DM: It’s interesting isn’t it, that article raises an awful lot of questions because of course we only hear from the Saatchi side of it, Nigella Lawson has been remarkable silent and why not, it is her private life but it seems that it comes down to Charles Saatchi’s interpretation is it’s all to do with her PR guy making her not back him up.
ERIC JOYCE: But that’s what happens when women get abused, they are not going to be out there on the airwaves putting things in the media and so forth, they are going to be quiet. She is the victim in all of this and Charles Saatchi has chosen for some reason to compound his original office and issue this remarkable statement through the Mail on Sunday.
DM: It takes some reading. He is still saying that obviously what happened, happened because you can see it in the pictures but there was no pressure, we often do that.

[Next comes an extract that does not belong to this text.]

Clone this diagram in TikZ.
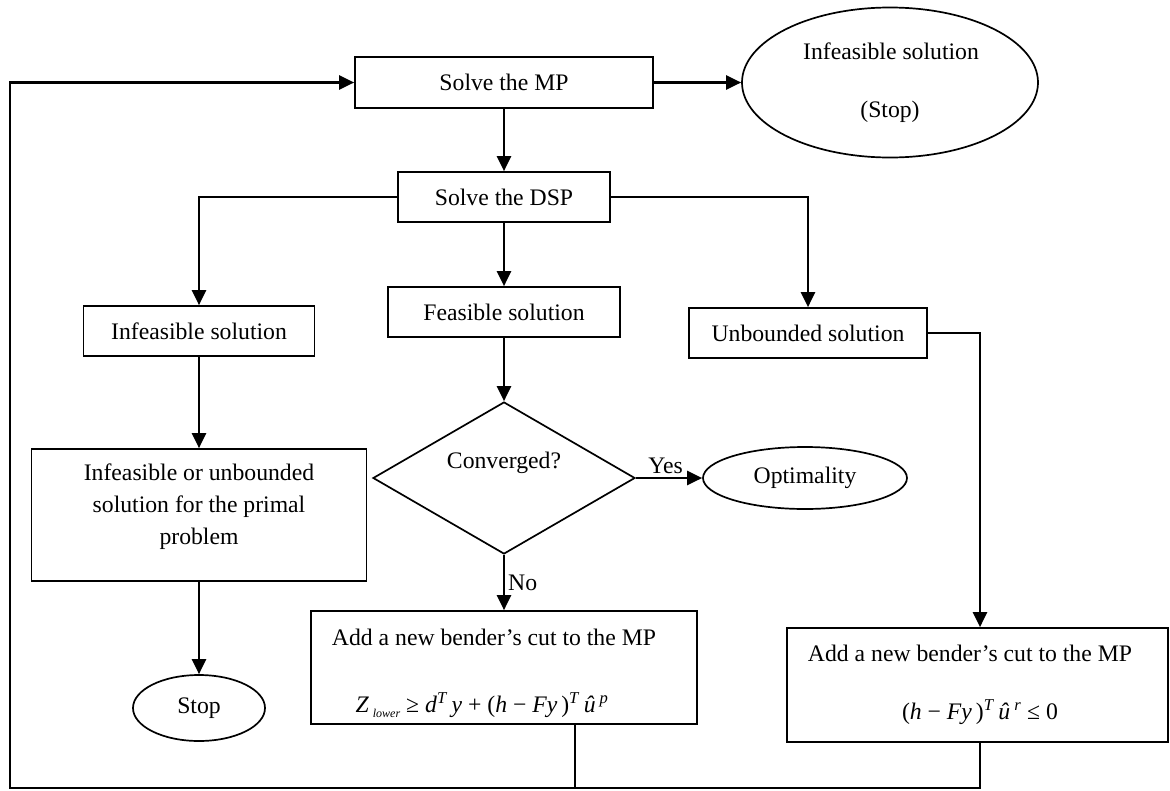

ERIC JOYCE: He actually says she has done the same sort of thing to him and by way of a punish back by her sort of thing which seems an astonishing thing for a communications professional to do.
LORD BLAIR: No lawyer is going to allow his client to receive a caution from the police unless the client is saying I did it. He is just trying to find another interpretation on what we’ve seen in those pictures and the more he says, what is it, the lady says too much or whatever it is. He’s saying too much.
CAROLINE DANIEL: And Private Eye had a bit of a go at him when he was saying it was just a playful tiff with a cover saying ‘I was only choking’ as their headline. There has been a series of leaks ahead of this actually saying the row was over some of Nigella’s aides spending vast amounts of money and flying to New York so this was actually a number of leaks that we’ve had and I think it’s going to get worse and not better for Nigella and Charles Saatchi.
DM: Watch this space or these spaces. Thank you all very much indeed for taking us through some of the main stories in the Sunday papers today.